We shouldn’t be too quick to kick the problem to government. Competition creates incentives for businesses to deal honestly. Brand names are powerful indicators of quality and trustworthiness. I know what I’m getting when I buy a Toyota or a Honda. Volvo has earned a reputation for reliability, trustworthiness, and toughness. When I eat at McDonald’s, get on a Delta flight, or stay at an Embassy Suites, I have a pretty good idea of what to expect.
These companies have valuable brand names to protect, and the competitive pressure is even fiercer in a twenty-first century world of blogs, ratings sites like Yelp and UrbanSpoon, and social media. Every Yelp review, Facebook post, or tweet about a company affects the value of the company’s brand name, so these companies have a very powerful incentive to make sure people have good experiences with their products. In the case of rides-for-hire at airports, national brands like Yellow Cab (or global ride-sharing companies like Uber and Lyft) can solve the information problem. In an unregulated market for rides-for-hire, a traveler in an unfamiliar city can rely on a national brand like Yellow Cab, Uber, or Lyft just like a traveler in an unfamiliar city can rely on a familiar brand like McDonald’s or Embassy Suites for food and lodging.

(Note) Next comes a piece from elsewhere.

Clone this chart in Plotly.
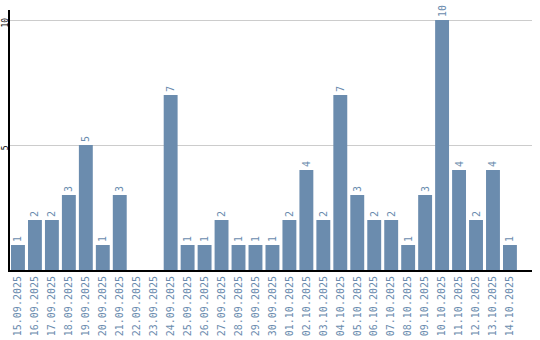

Have you ever wondered why (especially in old movies) banks are so fancy and ornate? Have you ever wondered why companies pay millions of dollars for celebrity endorsements? One theory is that these are fundamentally competitive measures. A bank is signaling that it’s going to be around for a while by building an ornate building. Similarly, companies probably hope that you’ll want to buy their product so you will Be Like Mike (or like LeBron), but they’re really sending a signal about quality: they’re so confident in their product that they can afford to “waste” a few million dollars on a celebrity endorsement—preferably a celebrity with discriminating (and good) tastes in clothes, cars, and gear.
This isn’t to say competition is perfect or that you won’t ever have a bad night’s sleep at the Embassy Suites or eat a bad burger at McDonald’s. I’m sure just a few minutes’ reflection will call to mind bad experiences with this brand or that. Given that McDonald’s advertises “billions and billions served,” I’m sure you will be able to find no shortage of horror stories. As a fraction of the total number of transactions that take place at McDonald’s, however, these are likely to be extremely small. The Bible is right that a good name is to be chosen over great riches, but in a competitive commercial environment a good name can lead to great riches.
Another important reason we shouldn’t be too quick to entrust regulation to the government is that government officials also respond to incentives. As economists beginning with William Niskanen have argued, bureaucracies will tend toward bloat and waste as bureaucrats seek to expand control over resources. This means larger staffs and bigger budgets. This does not require that the bureaucrats be corrupt, incompetent, or evil. They are simply responding to the incentives inherent in bureaucracy: in this case, to do more of the thing they are commissioned to do. Regulators and bureaucrats can also be “captured” by the industries they regulate and then pass regulations that restrict competition in exchange for campaign contributions, possible future employment, consulting contracts, or other favors.
Regulation also lags innovation, and government regulators almost by definition cannot be nimble enough to adapt to changing technology without causing delay and wasting resources. One version of the discussion is taking place in cities around the country as they think about how to deal with ride-sharing firms like Uber and Lyft. These cities are missing an opportunity to ask fundamental questions about whether these regulations actually serve the public interest.
Market-chosen rules and norms can change in real time with major conflicts that arise being settled through private arbitration or in courts. Meanwhile, changing regulations to adapt to new technology requires lawyers, meetings, votes, and probably a few rounds of revision before an “appropriate”—and I use the word loosely—regulatory environment can be devised. In recent municipal debates about ride-sharing apps like Uber and Lyft and room-sharing services like Airbnb, I fear that regulators and city councils and other government actors have been missing the point. I don’t doubt that they mean well, but they’re asking “how should we regulate this new thing that competes with incumbent taxis and hotels” when what is happening with the sharing economy (and eventually the introduction of driverless cars) is a set of changes that will ultimately change how we live, work, and play. The problem isn’t that the regulations never envisioned services like Uber, Lyft, and Airbnb. The problem is that government regulation in these sectors is obsolete, redundant, and restrictive.
The downstream consequences are considerable. In their 2009 book Violence and Social Orders, Douglass C. North, John J. Wallis, and Barry R. Weingast emphasize the importance of an open access order in which innovators earn profits by producing more and better goods and services. They contrast this to a limited access order in which people earn profits by restricting access to the market, which allows them to restrict output, raise prices, and innovate more slowly, if at all. As we are seeing with intense lobbying over regulation of licensed professions, rides-for-hire, and other barriers to entry into the marketplace, there are still a lot of vestiges of a limited-access order even in a well-functioning market economy like the United States. The problem of institutional design, then, is to try to devise “rules about rules” making it so that it is prohibitively costly to try to limit access to the economic order.
Free markets don’t produce magic dust that creates utopia or that prevents (literally) every problem. Adam Smith was right when he wrote “there is much ruin in a nation.” It’s a non sequitur to jump from “there is much ruin in a nation” to “we can fix it with government.” Liberty, not force, is our best weapon against the darker angels of our nature.